Venezuelan
archbishop calls
Condi
Rice a clumsy liar
By Liza Figueroa-Clark
Venezuelanalysis.com
CARACAS, Venezuela — Venezuela’s Foreign Minister Nicolas Maduro last
Thursday rejected comments made by U.S. Secretary of State Condoleeza Rice on
Wednesday, which accused Chavez of “destroying” Venezuela
“economically and politically.”
“I believe there is an
assault on democracy in Venezuela and I believe that there are significant human
rights issues in Venezuela,” Rice told the House Foreign Affairs Committee ,
adding, “I do believe that the president of Venezuela is really, really
destroying his own country, economically, politically,” according to
Reuters.
“I believe that
[Venezuela] is in a negative
transition,” Rice said, but warned that she did not want to get into a
“rhetorical contest” with Chavez.
In response, Maduro, speaking
from Ecuador said, “No
U.S. official has the morality to
qualify Venezuelan democracy or the democratic leadership of President Chavez
and life in our society.”
Maduro said Rice’s comments
form part of a new campaign aimed at undermining support for Venezuela’s democracy and Chavez’s leadership at
the international level, and said that the new campaign was being promoted and
financed by the U.S.
Maduro added that for years
the U.S. has been busy
killing the peoples of Iraq
and Afghanistan and that it
was now turning its gaze to South America in
order to destroy its regional unity.

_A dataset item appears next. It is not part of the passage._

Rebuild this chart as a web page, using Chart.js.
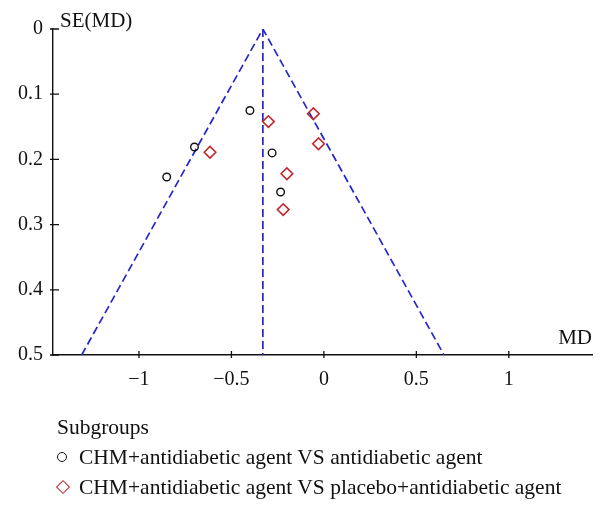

Maduro called on the peoples of the world
to “put these representatives of the empire who want to be the government of the
World, in their place.”
Venezuelan bishop calls Rice
a “clumsy liar”
Other comments Rice made on
Wednesday in relation to Venezuela also angered outspoken government critic
Monsignor Roberto Lückert, Archbishop of Coro, Falcón state, and vice-president
of the Venezuelan Bishops’ Conference (CEV).
Rice claimed that the
Venezuelan Catholic Church was “under fire” from the Venezuelan government and
said that U.S. officials had met with
Venezuelan Catholic authorities.
“This lady was way out of
line when she said such things that are not true . This is a lie. I am the
vice-president of the Venezuelan Bishops' Conference and I have never felt that
we have been invited or asked for a hearing with the board of directors of the
CEV to say what this lady claims,” said Monsignor Lückert, according to the
Venezuelan daily, El
Universal.
Monsignor Lückert told Union Radio, a private radio station, on
Thursday, that the CEV’s board of directors had met recently but “it has not
talked about the fact that the US Ambassador to Venezuela or any other US official is
concerned about us. I think this lady was very clumsy” to speak otherwise, he
said.
Rice’s comments are the
latest in a series of recent verbal attacks against Venezuela by U.S. government
officials. Late last month, the recently nominated U.S. deputy
Secretary of State, John Negroponte accused President Chavez of being “a threat
to Latin American democracies.” The following day, U.S. President George W. Bush
expressed his concern at the state of democracy in Venezuela.
During a recent visit to
Argentina , the U.S.
Assistant Secretary of Western Hemispheric Affairs, Thomas Shannon, said that
the relationship between the U.S. and Venezuela was “really poor,” and
claimed that Chavez had not made moves “to try and improve the
situation.”
Shannon said that the
U.S. government had hopes that
relations between the two countries would improve, and said the Bush
administration was always open to dialogue. However, he sais that there were
“differences and concerns” in relation to some of Chavez’s decisions, though he
did not elaborate on what they were.